Nações indígenas: entre a extinção e a negligência


Reportagem de Gabriel Nogueira, jornalista da Agência Estado, AE


Foto: Clayton F. Lino/AE

Uma placa indicativa da Fundação Nacional do Índio, FUNAI, informa onde começa a área ianomami Ajuricaba, localizada no Rio Demene, o limite sul do território desta nação indígena, que se estende ao norte até a Venezuela e a nordeste até Roraima. Na placa está amarrado o barco "5 de Maio", carregado de tartarugas e cachaça. A bordo, José Campos espera a chegada dos índios para trocar mais tartarugas pela bebida, a exemplo do que fez com os caboclos ribeirinhos ao longo do rio.

José Campos estaria sujeito a prisão inafiançável se o IBAMA (Instituto Brasileiro de Meio Ambiente e Recursos Naturais Renováveis) tivesse fiscais para dar o flagrante e a FUNAI contasse com mais pessoal de apoio. Em todo o estado do Amazonas são 30 fiscais do IBAMA, a maioria no escritório da sede estadual, em Manaus. Na FUNAI, são apenas 4 homens para cuidar de cerca de 2 mil índios que habitam as imediações do Demene.

Os ianomamis são a última nação indígena da região do Demene com escasso contato com o homem branco. O grupo conseguiu sobreviver relativamente afastado por seus hábitos nômades e por ocupar uma área muito distante da cidade, rio acima. As outras tribos do Demene - como os bahuana, cheriana e baniwa da nação Arauaca, foram dizimados pela escravidão e por doenças como pneumonia e sarampo, trazidas pela "civilização" branca.

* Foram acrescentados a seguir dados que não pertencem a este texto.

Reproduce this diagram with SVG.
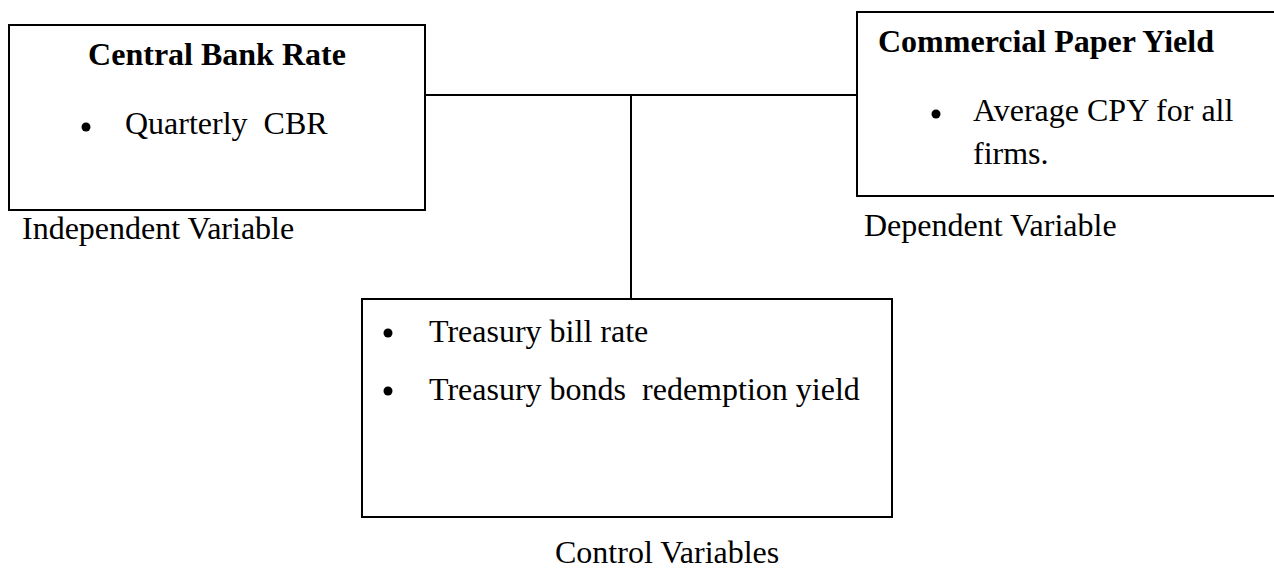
<svg xmlns="http://www.w3.org/2000/svg" width="1274" height="570" viewBox="0 0 1274 570">
<style>
.box{fill:#fff;stroke:#000;stroke-width:2}
.ln{stroke:#000;stroke-width:2;fill:none}
text{font-family:"Liberation Serif","Times New Roman",serif;font-size:32px;fill:#000}
.b{font-weight:bold}
</style>
<rect width="1274" height="570" fill="#fff"/>
<g id="connectors">
<line class="ln" x1="425" y1="95" x2="857" y2="95"/>
<line class="ln" x1="631" y1="95" x2="631" y2="299"/>
</g>
<g id="cbr">
<rect class="box" x="9" y="25" width="416" height="185"/>
<text class="b" x="217" y="65" text-anchor="middle">Central Bank Rate</text>
<circle cx="86" cy="127" r="4.5"/>
<text x="125" y="134" xml:space="preserve">Quarterly  CBR</text>
</g>
<g id="cpy">
<rect class="box" x="857" y="12" width="420" height="184"/>
<text class="b" x="878" y="52">Commercial Paper Yield</text>
<circle cx="936" cy="114" r="4.5"/>
<text x="973" y="121">Average CPY for all</text>
<text x="973" y="164">firms.</text>
</g>
<g id="control">
<rect class="box" x="362" y="299" width="530" height="218"/>
<circle cx="388" cy="333" r="4.5"/>
<text x="429" y="342">Treasury bill rate</text>
<circle cx="388" cy="391" r="4.5"/>
<text x="429" y="400" xml:space="preserve">Treasury bonds  redemption yield</text>
</g>
<text x="22" y="239">Independent Variable</text>
<text x="864" y="236">Dependent Variable</text>
<text x="555" y="563">Control Variables</text>
</svg>
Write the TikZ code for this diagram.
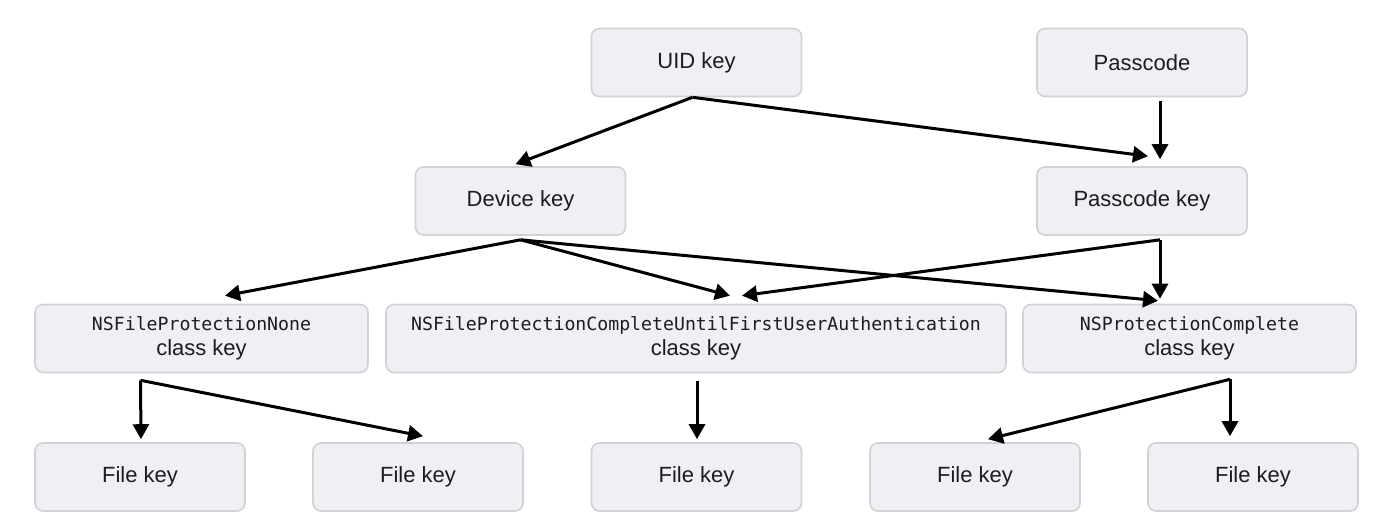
\documentclass[tikz,border=0pt]{standalone}
\usepackage{fontspec}
\usepackage{tikz}
\usetikzlibrary{arrows.meta}

\setmainfont{Liberation Sans}
\newfontfamily\codefont{DejaVu Sans Mono}
\definecolor{boxfill}{HTML}{EFEFF4}
\definecolor{boxline}{HTML}{D1D1D6}
\definecolor{ink}{HTML}{1D1D1F}
\newcommand{\clskey}[1]{{\codefont\fontsize{9.1}{12.5}\selectfont #1}\\class key}

\begin{document}
\begin{tikzpicture}[x=.5pt,y=-.5pt,
    keybox/.style={draw=boxline,fill=boxfill,line width=.8pt,rounded corners=4pt,
      text=ink,align=center,font=\fontsize{11}{12.5}\selectfont,
      minimum width=105pt,minimum height=34pt},
    link/.style={line width=1.5pt,-{Triangle[length=7.5pt,width=8pt]}}]
  \useasboundingbox (0,0) rectangle (1382,526);

  \node[keybox] (uid) at (696.5,62.5) {UID key};
  \node[keybox] (pc)  at (1142,62.5) {Passcode};
  \node[keybox] (dev) at (520.5,201) {Device key};
  \node[keybox] (pck) at (1142,201) {Passcode key};

  \node[keybox,minimum width=166.5pt] (none) at (201.5,338.5)
    {\clskey{NSFileProtectionNone}};
  \node[keybox,minimum width=310pt] (cufua) at (696,338.5)
    {\clskey{NSFileProtectionCompleteUntilFirstUserAuthentication}};
  \node[keybox,minimum width=166.5pt] (compl) at (1189.5,338.5)
    {\clskey{NSProtectionComplete}};

  \node[keybox] (f1) at (140,477) {File key};
  \node[keybox] (f2) at (418,477) {File key};
  \node[keybox] (f3) at (696.5,477) {File key};
  \node[keybox] (f4) at (975,477) {File key};
  \node[keybox] (f5) at (1253,477) {File key};

  \draw[link] ([shift={(-4,0)}]uid.south) -- ([shift={(-5,-2)}]dev.north);
  \draw[link] ([shift={(-4,0)}]uid.south) -- ([shift={(6,-10)}]pck.north);
  \draw[link] ([shift={(18,4)}]pc.south) -- ([shift={(18,-7)}]pck.north);

  \draw[link] ([shift={(0,4)}]dev.south) -- ([shift={(23.5,-8)}]none.north);
  \draw[link] ([shift={(0,4)}]dev.south) -- ([shift={(34,-8)}]cufua.north);
  \draw[link] ([shift={(0,4)}]dev.south) -- ([shift={(-31.5,-3)}]compl.north);
  \draw[link] ([shift={(18,4)}]pck.south) -- ([shift={(46,-8)}]cufua.north);
  \draw[link] ([shift={(18,4)}]pck.south) -- ([shift={(-29.5,-5)}]compl.north);

  \draw[link] ([shift={(-61,7)}]none.south) -- ([shift={(1,-3)}]f1.north);
  \draw[link] ([shift={(-61,7)}]none.south) -- ([shift={(5,-6)}]f2.north);
  \draw[link] ([shift={(1,8)}]cufua.south) -- ([shift={(0.5,-3)}]f3.north);
  \draw[link] ([shift={(40.5,6)}]compl.south) -- ([shift={(13,-3)}]f4.north);
  \draw[link] ([shift={(40.5,6)}]compl.south) -- ([shift={(-23,-6)}]f5.north);
\end{tikzpicture}
\end{document}
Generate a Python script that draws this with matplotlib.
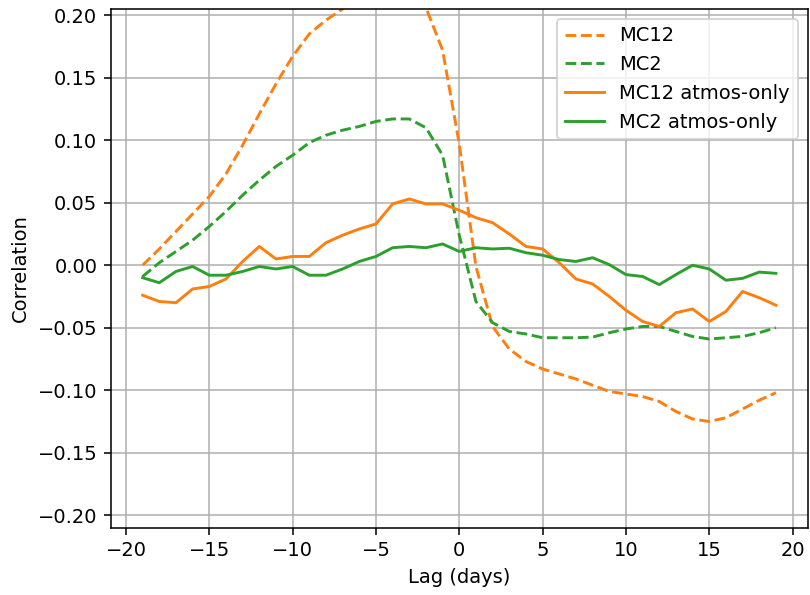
import matplotlib

matplotlib.use("Agg")
import matplotlib.pyplot as plt
import numpy as np

lags = np.arange(-19, 20)

mc12 = [0.000, 0.013, 0.027, 0.041, 0.055, 0.073, 0.096, 0.121, 0.145, 0.167,
        0.185, 0.196, 0.205, 0.215, 0.222, 0.225, 0.220, 0.206, 0.172, 0.097,
        -0.001, -0.049, -0.067, -0.077, -0.083, -0.087, -0.091, -0.096, -0.101, -0.103,
        -0.105, -0.109, -0.117, -0.123, -0.125, -0.122, -0.115, -0.108, -0.102]
mc2 = [-0.009, 0.002, 0.011, 0.020, 0.031, 0.043, 0.056, 0.068, 0.079, 0.088,
       0.098, 0.104, 0.108, 0.111, 0.115, 0.117, 0.117, 0.110, 0.088, 0.024,
       -0.029, -0.046, -0.053, -0.055, -0.058, -0.058, -0.058, -0.0575, -0.054, -0.051,
       -0.049, -0.049, -0.053, -0.057, -0.059, -0.058, -0.057, -0.054, -0.050]
mc12_atmos = [-0.024, -0.029, -0.030, -0.019, -0.017, -0.011, 0.003, 0.015, 0.005, 0.007,
              0.007, 0.018, 0.024, 0.029, 0.033, 0.049, 0.053, 0.049, 0.049, 0.044,
              0.038, 0.034, 0.025, 0.015, 0.013, 0.002, -0.011, -0.015, -0.025, -0.036,
              -0.045, -0.049, -0.038, -0.035, -0.045, -0.037, -0.021, -0.026, -0.032]
mc2_atmos = [-0.010, -0.014, -0.005, -0.001, -0.008, -0.008, -0.005, -0.001, -0.003, -0.001,
             -0.008, -0.008, -0.003, 0.003, 0.007, 0.014, 0.015, 0.014, 0.017, 0.011,
             0.014, 0.013, 0.0136, 0.010, 0.008, 0.0045, 0.003, 0.006, 0.0005, -0.0075,
             -0.009, -0.0155, -0.0075, 0.000, -0.003, -0.012, -0.0105, -0.0055, -0.0065]

dpi = 140
fig, ax = plt.subplots(figsize=(810 / dpi, 595 / dpi), dpi=dpi)
fig.subplots_adjust(left=0.137, right=0.997, top=0.985, bottom=0.113)

ax.plot(lags, mc12, color="C1", linestyle="--", label="MC12")
ax.plot(lags, mc2, color="C2", linestyle="--", label="MC2")
ax.plot(lags, mc12_atmos, color="C1", label="MC12 atmos-only")
ax.plot(lags, mc2_atmos, color="C2", label="MC2 atmos-only")

ax.set_ylim(-0.21, 0.205)
ax.set_yticks(np.arange(-0.20, 0.201, 0.05))
ax.set_xlabel("Lag (days)")
ax.set_ylabel("Correlation")
ax.grid(True)
ax.legend(loc="upper right")

fig.savefig("out.png", dpi=dpi)
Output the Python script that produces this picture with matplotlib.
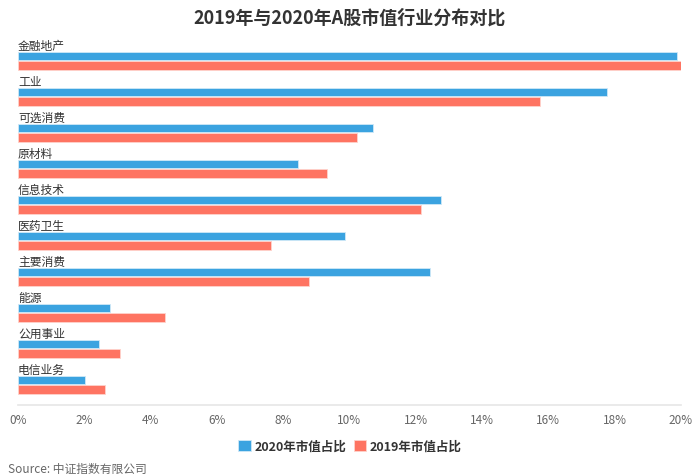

"A criação de florestas nacionais em torno das reservas indígenas seria uma das alternativas para evitar o contato danoso com o homem branco. Estas florestas funcionariam como amortecedores, dificultando o acesso", observa Evaristo Eduardo de Miranda, coordenador da Expedição Demene. Com a classificação dos sistemas ecológicos e humanos da região - previstos no exemplo de zoneamento do Núcleo de Monitoramento Ambiental, CNPM - se terá um diagnóstico sobre a influência da atual ocupação branca na a preservação ou destruição dessas nações indígenas.

Em alguns casos, o diagnóstico nem é necessário. Dos arauacas, por exemplo, resta apenas uma sobrevivente, de 85 anos e muito doente. Ela ainda fala a "gíria"(dialeto) de sua tribo, a bahuana. Seus filhos e netos já são mestiços aculturados e não entendem essa gíria. O linguista francês Henri Ramirez trabalha contra o tempo, para incluir o bahuana numa gramática de dialetos indígenas em vias de desaparecer.

Na área ianomami, a ameaça é bem diferente: garimpeiros vindos de Roraima e Rondônia já fizeram várias prospecções, em busca de ouro. Eles vêm pela Perimetral Norte ( ou o trecho da perimetral efetivamente aberto) e pelo Catrimani, um afluente do rio Branco. Os garimpeiros chegaram a montar maquinário na cachoeira do Pacuri, distante três horas a pé do posto Ajuricaba. Mas não encontraram nada e foram embora, informa o "tuxaua" (chefe político dos ianomamis) Iton.


Foto: Rodrigo L. Mesquita/AE

Para entrar nas terras dos índios, os garimpeiros distribuem fumo de rolo e muita cachaça, conta o guia da Expedição Demene, Martinho Cordeiro Marinho, um índio tucano aculturado, que se apresenta como caboclo, devido à discriminação existente em Barcelos, onde trabalha como prático autônomo. O prático é um guia com experiência em determinados trechos dos rios amazônicos, que conduz os barcos e recebe por jornada.

Martinho já conduziu os barcos de algumas das expedições de prospecção mineral e diz que o número de garimpeiros aumentou, depois da criação da reserva ianomami de Roraima e expulsão dos garimpeiros de lá. Apesar das buscas, Evaristo Miranda, da Expedição Demene, acha difícil a ocorrência de ouro na bacia do Demene, "porque é uma formação sedimentar, geologicamente recente. Se encontrarem alguma coisa será com baixo teor e difícil garimpagem", observa o pesquisador.